What is asked: Could the lines from the start of the data through the line with "770, 775, 780, 790, 800];" be set down exactly, with no pictures among them?

** start Data provided **

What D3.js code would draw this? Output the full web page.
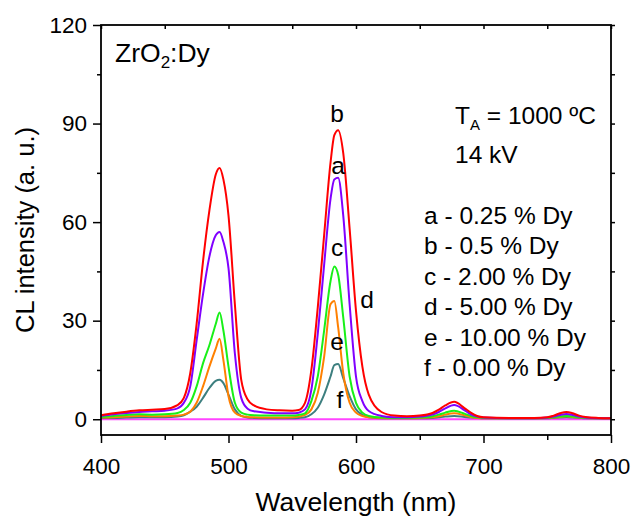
<!DOCTYPE html>
<html>
<head>
<meta charset="utf-8">
<script src="https://cdn.jsdelivr.net/npm/d3@7"></script>
<style>
  body { margin: 0; background: #fff; }
  svg { font-family: "Liberation Sans", Arial, sans-serif; }
</style>
</head>
<body>
<svg width="632" height="518"></svg>
<script>
// wavelengths (nm) shared by the doped samples
const wavelength = [400, 410, 420, 430, 440, 450, 460, 465, 470, 475, 480, 485, 490, 493, 496, 500,
  505, 510, 515, 520, 530, 540, 550, 555, 560, 565, 570, 575, 580, 583, 586, 590, 595, 600,
  605, 610, 620, 630, 640, 650, 660, 665, 670, 677, 685, 690, 695, 700, 720, 740, 750, 755, 760, 765,
  770, 775, 780, 790, 800];

// a - 0.25 % Dy
const seriesA = [1.0, 1.5, 1.9, 2.2, 2.4, 2.6, 3.3, 5, 10, 24, 38, 49.5, 56, 57, 54, 46,
  20, 6.5, 3.2, 2.4, 2.0, 1.8, 1.8, 2.0, 3, 9, 26, 47, 67, 73, 73.5, 62, 35, 13,
  5.5, 2.5, 1.0, 0.6, 0.6, 0.8, 1.4, 2.2, 3.3, 4.3, 2.8, 1.5, 0.8, 0.5, 0.3, 0.3, 0.5, 0.8, 1.3, 1.6,
  1.3, 0.8, 0.5, 0.3, 0.3];
// b - 0.5 % Dy
const seriesB = [1.2, 1.8, 2.3, 2.7, 2.9, 3.1, 4.3, 6.5, 14, 29, 48, 63.5, 74.5, 76.5, 73, 62,
  35, 12, 6, 4.2, 3, 2.7, 2.6, 2.8, 5, 15, 34, 56, 78, 86.5, 88, 81, 58, 33,
  16, 7.5, 2.2, 1.1, 0.9, 1.1, 1.9, 2.9, 4.2, 5.3, 3.4, 2.0, 1.0, 0.6, 0.4, 0.4, 0.6, 1.1, 1.8, 2.2,
  1.8, 1.1, 0.7, 0.4, 0.3];
// c - 2.00 % Dy
const seriesC = [0.7, 1.0, 1.3, 1.5, 1.4, 1.5, 1.9, 2.8, 5, 10, 17, 22.5, 29, 32.5, 27, 16,
  5, 2, 1.4, 1.2, 1.1, 1.1, 1.1, 1.3, 1.8, 5.5, 13, 27, 42, 46.5, 44, 31, 13, 5,
  2, 1, 0.5, 0.4, 0.4, 0.5, 0.9, 1.4, 2.0, 2.6, 1.7, 1.0, 0.6, 0.4, 0.3, 0.3, 0.4, 0.6, 0.8, 1.0,
  0.8, 0.6, 0.4, 0.3, 0.3];
// d - 5.00 % Dy
const seriesD = [0.5, 0.6, 0.8, 1.0, 0.9, 0.9, 1.1, 1.4, 2.3, 5, 10, 16, 21.5, 24.5, 18, 7,
  2, 1, 0.7, 0.6, 0.5, 0.5, 0.6, 0.8, 1.3, 3, 8, 19, 35, 36, 28, 14, 5, 2,
  1, 0.6, 0.4, 0.3, 0.3, 0.4, 0.6, 0.9, 1.4, 1.8, 1.2, 0.7, 0.4, 0.3, 0.3, 0.3, 0.4, 0.5, 0.7, 0.9,
  0.7, 0.5, 0.4, 0.3, 0.3];
// e - 10.00 % Dy
const seriesE = [0.4, 0.4, 0.5, 0.6, 0.6, 0.6, 0.8, 1.2, 2.3, 3.8, 6.5, 9.5, 11.7, 12, 11, 7.5,
  3, 1, 0.5, 0.4, 0.3, 0.3, 0.3, 0.4, 0.6, 1.5, 3.5, 7.5, 13, 16.5, 16.8, 12.5, 7, 3,
  1.3, 0.6, 0.3, 0.3, 0.3, 0.3, 0.4, 0.6, 0.8, 1.0, 0.7, 0.5, 0.4, 0.3, 0.3, 0.3, 0.3, 0.4, 0.5, 0.6,
  0.5, 0.4, 0.3, 0.3, 0.3];
// f - 0.00 % Dy (flat)
const wavelengthF = [400, 800];
const seriesF = [0, 0];

const legendLines = ["a - 0.25 % Dy", "b - 0.5 % Dy", "c - 2.00 % Dy", "d - 5.00 % Dy", "e - 10.00 % Dy", "f - 0.00 % Dy"];
const xTicks = [400, 500, 600, 700, 800];
const xMinorTicks = [450, 550, 650, 750];
const yTicks = [0, 30, 60, 90, 120];
const yMinorTicks = [15, 45, 75, 105];

const plotLeft = 101, plotRight = 611, plotTop = 25, plotBottom = 435;

const svg = d3.select("svg");

const xScale = d3.scaleLinear().domain([400, 800]).range([plotLeft, plotRight]);
const yScale = d3.scaleLinear().domain([-4.8, 120]).range([plotBottom, plotTop]);

const curves = [
  { x: wavelengthF, y: seriesF, color: "#ff44ff" },
  { x: wavelength, y: seriesE, color: "#3d7f7f" },
  { x: wavelength, y: seriesD, color: "#ff8000" },
  { x: wavelength, y: seriesC, color: "#18f018" },
  { x: wavelength, y: seriesA, color: "#8000ff" },
  { x: wavelength, y: seriesB, color: "#ff0000" }
];

const line = d3.line()
  .x((d) => xScale(d[0]))
  .y((d) => yScale(d[1]))
  .curve(d3.curveMonotoneX);

svg.append("g")
  .selectAll("path")
  .data(curves)
  .enter()
  .append("path")
  .attr("d", (c) => line(c.x.map((w, i) => [w, c.y[i]])))
  .attr("fill", "none")
  .attr("stroke", (c) => c.color)
  .attr("stroke-width", 2);

// axes
const styleAxis = (g) => {
  g.selectAll(".domain").remove();
  g.selectAll("line").attr("stroke", "#000").attr("stroke-width", 1.5);
  g.selectAll("text").attr("font-size", 22.5).attr("fill", "#000");
};

svg.append("g").attr("transform", `translate(0, ${plotBottom})`)
  .call(d3.axisBottom(xScale).tickValues(xTicks).tickSize(8).tickPadding(15).tickFormat(d3.format("d")))
  .call(styleAxis);
svg.append("g").attr("transform", `translate(0, ${plotBottom})`)
  .call(d3.axisBottom(xScale).tickValues(xMinorTicks).tickSize(5).tickFormat(""))
  .call(styleAxis);
svg.append("g").attr("transform", `translate(${plotLeft}, 0)`)
  .call(d3.axisLeft(yScale).tickValues(yTicks).tickSize(8).tickPadding(6))
  .call(styleAxis);
svg.append("g").attr("transform", `translate(${plotLeft}, 0)`)
  .call(d3.axisLeft(yScale).tickValues(yMinorTicks).tickSize(4).tickFormat(""))
  .call(styleAxis);
// top ticks point inward (down), right ticks point inward (left)
svg.append("g").attr("transform", `translate(0, ${plotTop})`)
  .call(d3.axisBottom(xScale).tickValues(xTicks.concat(xMinorTicks)).tickSize(4).tickFormat(""))
  .call(styleAxis);
svg.append("g").attr("transform", `translate(${plotRight}, 0)`)
  .call(d3.axisLeft(yScale).tickValues(yTicks.concat(yMinorTicks)).tickSize(-4).tickFormat(""))
  .call(styleAxis);

// frame
svg.append("rect")
  .attr("x", plotLeft).attr("y", plotTop)
  .attr("width", plotRight - plotLeft).attr("height", plotBottom - plotTop)
  .attr("fill", "none").attr("stroke", "#000").attr("stroke-width", 1.8);

// axis titles
svg.append("text")
  .attr("x", (plotLeft + plotRight) / 2).attr("y", 511)
  .attr("text-anchor", "middle").attr("font-size", 26.5)
  .text("Wavelength (nm)");
svg.append("text")
  .attr("transform", `translate(34, ${(plotTop + plotBottom) / 2}) rotate(-90)`)
  .attr("text-anchor", "middle").attr("font-size", 25.5)
  .text("CL intensity (a. u.)");

// annotations
const title = svg.append("text").attr("x", 115).attr("y", 62).attr("font-size", 26.5);
title.append("tspan").text("ZrO");
title.append("tspan").attr("font-size", 17).attr("dy", 6).text("2");
title.append("tspan").attr("dy", -6).text(":Dy");

const ta = svg.append("text").attr("x", 455).attr("y", 124).attr("font-size", 24.5);
ta.append("tspan").text("T");
ta.append("tspan").attr("font-size", 15).attr("dy", 6).text("A");
ta.append("tspan").attr("dy", -6).text(" = 1000 ºC");
svg.append("text").attr("x", 455).attr("y", 163).attr("font-size", 24.5).text("14 kV");

svg.append("g")
  .selectAll("text")
  .data(legendLines)
  .enter()
  .append("text")
  .attr("x", 424)
  .attr("y", (d, i) => 224 + i * 30.4)
  .attr("font-size", 24.5)
  .text((d) => d);

const curveLabels = [
  { t: "b", x: 337, y: 122 },
  { t: "a", x: 338, y: 174 },
  { t: "c", x: 337, y: 256 },
  { t: "d", x: 367, y: 308 },
  { t: "e", x: 337, y: 350 },
  { t: "f", x: 340, y: 408 }
];
svg.append("g")
  .selectAll("text")
  .data(curveLabels)
  .enter()
  .append("text")
  .attr("x", (d) => d.x).attr("y", (d) => d.y)
  .attr("text-anchor", "middle").attr("font-size", 24.5)
  .text((d) => d.t);
</script>
</body>
</html>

** end Data provided **

Task answer:
What D3.js code would draw this? Output the full web page.
<!DOCTYPE html>
<html>
<head>
<meta charset="utf-8">
<script src="https://cdn.jsdelivr.net/npm/d3@7"></script>
<style>
  body { margin: 0; background: #fff; }
  svg { font-family: "Liberation Sans", Arial, sans-serif; }
</style>
</head>
<body>
<svg width="632" height="518"></svg>
<script>
// wavelengths (nm) shared by the doped samples
const wavelength = [400, 410, 420, 430, 440, 450, 460, 465, 470, 475, 480, 485, 490, 493, 496, 500,
  505, 510, 515, 520, 530, 540, 550, 555, 560, 565, 570, 575, 580, 583, 586, 590, 595, 600,
  605, 610, 620, 630, 640, 650, 660, 665, 670, 677, 685, 690, 695, 700, 720, 740, 750, 755, 760, 765,
  770, 775, 780, 790, 800];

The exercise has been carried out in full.